### REQUIRED TASK:
Leaving the pictures out, print the lines from the first line of the listing through the line containing "cover_y = [26.9, 22.8, 22.1, 24.8, 28.4, 21.3, 17.3, 13.7, 16.6]", exactly as they read, and no others.

### DATA LINES:

# # # # #

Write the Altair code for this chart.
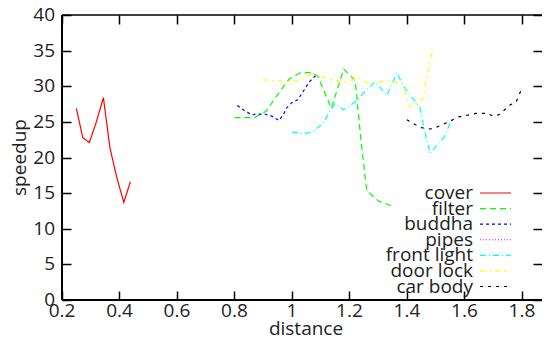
import altair as alt
import pandas as pd

# ---- data ----
series_names = ["cover", "filter", "buddha", "pipes", "front light", "door lock", "car body"]
series_colors = ["#ff0000", "#00ff00", "#0000ff", "#ff00ff", "#00ffff", "#ffff00", "#000000"]
series_dashes = [[1, 0], [6, 4], [3, 3], [1, 2], [6, 3, 1, 3], [5, 4, 2, 4], [3, 5]]

cover_x = [0.25, 0.272, 0.295, 0.318, 0.344, 0.367, 0.39, 0.415, 0.438]
cover_y = [26.9, 22.8, 22.1, 24.8, 28.4, 21.3, 17.3, 13.7, 16.6]

filter_x = [0.80, 0.87, 0.91, 0.95, 0.99, 1.03, 1.07, 1.09, 1.137, 1.18, 1.22, 1.24, 1.26, 1.30, 1.35]
filter_y = [25.6, 25.6, 26.5, 28.8, 31.0, 31.9, 31.9, 31.4, 26.9, 32.4, 30.8, 22.5, 15.4, 13.9, 13.2]

buddha_x = [0.81, 0.835, 0.86, 0.88, 0.905, 0.93, 0.955, 0.97, 0.98, 1.00, 1.02, 1.035, 1.06, 1.085]
buddha_y = [27.3, 26.6, 26.0, 26.1, 26.1, 25.8, 25.2, 26.0, 26.9, 27.7, 28.1, 29.0, 30.6, 31.6]

pipes_x = []
pipes_y = []

front_x = [1.00, 1.04, 1.07, 1.11, 1.13, 1.15, 1.18, 1.22, 1.26, 1.29, 1.33, 1.365, 1.39, 1.42,
           1.445, 1.46, 1.48, 1.50, 1.53, 1.55]
front_y = [23.6, 23.3, 23.6, 24.8, 26.4, 27.6, 26.7, 27.8, 29.5, 30.6, 28.7, 31.9, 29.9, 28.3,
           27.1, 24.0, 20.6, 21.5, 22.9, 24.8]

door_x = [0.90, 0.95, 0.99, 1.03, 1.07, 1.10, 1.14, 1.19, 1.23, 1.26, 1.30, 1.34, 1.375, 1.39,
          1.41, 1.44, 1.455, 1.475, 1.49]
door_y = [30.9, 30.8, 30.6, 30.9, 31.7, 31.4, 30.9, 30.6, 31.2, 30.5, 30.6, 30.8, 30.4, 29.7,
          27.1, 27.7, 28.3, 32.3, 35.3]

car_x = [1.40, 1.43, 1.45, 1.48, 1.50, 1.55, 1.58, 1.62, 1.64, 1.68, 1.70, 1.72, 1.74, 1.76, 1.78, 1.80]
car_y = [25.3, 24.6, 24.2, 24.0, 24.2, 25.1, 25.7, 26.0, 26.2, 26.2, 25.8, 26.0, 26.7, 27.4, 27.8, 29.7]

x_ticks = [0.2, 0.4, 0.6, 0.8, 1, 1.2, 1.4, 1.6, 1.8]
x_labels = ["0.2", "0.4", "0.6", "0.8", "1", "1.2", "1.4", "1.6", "1.8"]
y_ticks = [0, 5, 10, 15, 20, 25, 30, 35, 40]
y_labels = ["0", "5", "10", "15", "20", "25", "30", "35", "40"]
x_title = "distance"
y_title = "speedup"
x_domain = [0.2, 1.87]
y_domain = [0, 40]

# ---- build tables ----
all_x = [cover_x, filter_x, buddha_x, pipes_x, front_x, door_x, car_x]
all_y = [cover_y, filter_y, buddha_y, pipes_y, front_y, door_y, car_y]
rows = []
for name, xs_, ys_ in zip(series_names, all_x, all_y):
    for i, (xv, yv) in enumerate(zip(xs_, ys_)):
        rows.append({"series": name, "x": xv, "y": yv, "i": i})
df = pd.DataFrame(rows)
xt = pd.DataFrame({"xt": x_ticks, "label": x_labels})
yt = pd.DataFrame({"yt": y_ticks, "label": y_labels})
tt = pd.DataFrame({"xt": x_ticks, "yt": y_ticks})
one = pd.DataFrame({"k": [0]})

W, H = 480, 285
FONT = "Open Sans"
FS = 19
TICK = 9  # tick length in pixels (inward, gnuplot style)
TXT = "#222"


def xs():
    return alt.Scale(domain=x_domain, nice=False, zero=False)


def ys():
    return alt.Scale(domain=y_domain, nice=False, zero=False)


color_scale = alt.Scale(domain=series_names, range=series_colors)
dash_scale = alt.Scale(domain=series_names, range=series_dashes)

lines = alt.Chart(df).mark_line(strokeWidth=1.2, clip=True).encode(
    x=alt.X("x:Q", scale=xs(), axis=None),
    y=alt.Y("y:Q", scale=ys(), axis=None),
    color=alt.Color("series:N", scale=color_scale, legend=None),
    strokeDash=alt.StrokeDash("series:N", scale=dash_scale, legend=None),
    order="i:Q",
    detail="series:N",
)

# ---- frame: left / bottom / top border ----
bs = dict(color="#000", strokeWidth=2)
left_border = alt.Chart(one).mark_rule(**bs).encode(
    x=alt.X(datum=x_domain[0], scale=xs(), axis=None),
    y=alt.Y(datum=y_domain[0], scale=ys(), axis=None), y2=alt.datum(y_domain[1]))
bottom_border = alt.Chart(one).mark_rule(**bs).encode(
    x=alt.X(datum=x_domain[0], scale=xs(), axis=None), x2=alt.datum(x_domain[1]),
    y=alt.Y(datum=y_domain[0], scale=ys(), axis=None))
top_border = alt.Chart(one).mark_rule(color="#000", strokeWidth=1.5).encode(
    x=alt.X(datum=x_domain[0], scale=xs(), axis=None), x2=alt.datum(x_domain[1]),
    y=alt.Y(datum=y_domain[1], scale=ys(), axis=None))

# ---- tick labels and axis titles ----
ts = dict(font=FONT, fontSize=FS, color=TXT)
xlab = alt.Chart(xt).mark_text(align="center", baseline="middle", **ts).encode(
    x=alt.X("xt:Q", scale=xs(), axis=None), y=alt.value(H + 11), text="label:N")
ylab = alt.Chart(yt).mark_text(align="right", baseline="middle", **ts).encode(
    y=alt.Y("yt:Q", scale=ys(), axis=None), x=alt.value(-7), text="label:N")
xtitle = alt.Chart(one).mark_text(align="center", baseline="middle", **ts).encode(
    x=alt.value(244), y=alt.value(H + 29), text=alt.value(x_title))
ytitle = alt.Chart(one).mark_text(align="center", baseline="middle", angle=270, **ts).encode(
    x=alt.value(-42), y=alt.value(H / 2), text=alt.value(y_title))

main = alt.layer(lines, left_border, bottom_border, top_border, xlab, ylab, xtitle, ytitle)


# ---- inward mirrored ticks: tick-only axes pulled inside the frame ----
def tick_axis(orient, values):
    return alt.Axis(orient=orient, values=values, offset=-TICK, tickSize=TICK,
                    tickWidth=1.5, tickColor="#000", labels=False, domain=False,
                    grid=False, title="")


ticks_bl = alt.Chart(tt).mark_point(opacity=0).encode(
    x=alt.X("xt:Q", scale=xs(), axis=tick_axis("bottom", x_ticks)),
    y=alt.Y("yt:Q", scale=ys(), axis=tick_axis("left", y_ticks)))
ticks_tr = alt.Chart(tt).mark_point(opacity=0).encode(
    x=alt.X("xt:Q", scale=xs(), axis=tick_axis("top", x_ticks)),
    y=alt.Y("yt:Q", scale=ys(), axis=tick_axis("right", y_ticks)))

# ---- gnuplot-style key (labels right-aligned, samples to the right) ----
leg = pd.DataFrame({"series": series_names})
leg_y = alt.Y("series:N",
              scale=alt.Scale(type="point", domain=series_names, range=[178, 271.5], padding=0),
              axis=None)
leg_text = alt.Chart(leg).mark_text(align="right", baseline="middle", **ts).encode(
    y=leg_y, x=alt.value(411), text="series:N")
leg_line = alt.Chart(leg).mark_rule(strokeWidth=1.2).encode(
    y=leg_y, x=alt.value(418), x2=alt.value(449),
    color=alt.Color("series:N", scale=color_scale, legend=None),
    strokeDash=alt.StrokeDash("series:N", scale=dash_scale, legend=None))
legend = alt.layer(leg_text, leg_line)

chart = alt.layer(main, ticks_bl, ticks_tr, legend).resolve_scale(
    x="independent", y="independent", color="shared", strokeDash="shared"
).resolve_axis(
    x="independent", y="independent"
).properties(
    width=W, height=H,
    autosize=alt.AutoSizeParams(type="none"),
    padding={"left": 54, "top": 7, "right": 0, "bottom": 40},
).configure_view(strokeWidth=0)

chart.save("out.html", embed_options={"renderer": "svg", "actions": False})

# # # # #

### RESPONSE TO THIS TASK:
Write the Altair code for this chart.
import altair as alt
import pandas as pd

# ---- data ----
series_names = ["cover", "filter", "buddha", "pipes", "front light", "door lock", "car body"]
series_colors = ["#ff0000", "#00ff00", "#0000ff", "#ff00ff", "#00ffff", "#ffff00", "#000000"]
series_dashes = [[1, 0], [6, 4], [3, 3], [1, 2], [6, 3, 1, 3], [5, 4, 2, 4], [3, 5]]

cover_x = [0.25, 0.272, 0.295, 0.318, 0.344, 0.367, 0.39, 0.415, 0.438]
cover_y = [26.9, 22.8, 22.1, 24.8, 28.4, 21.3, 17.3, 13.7, 16.6]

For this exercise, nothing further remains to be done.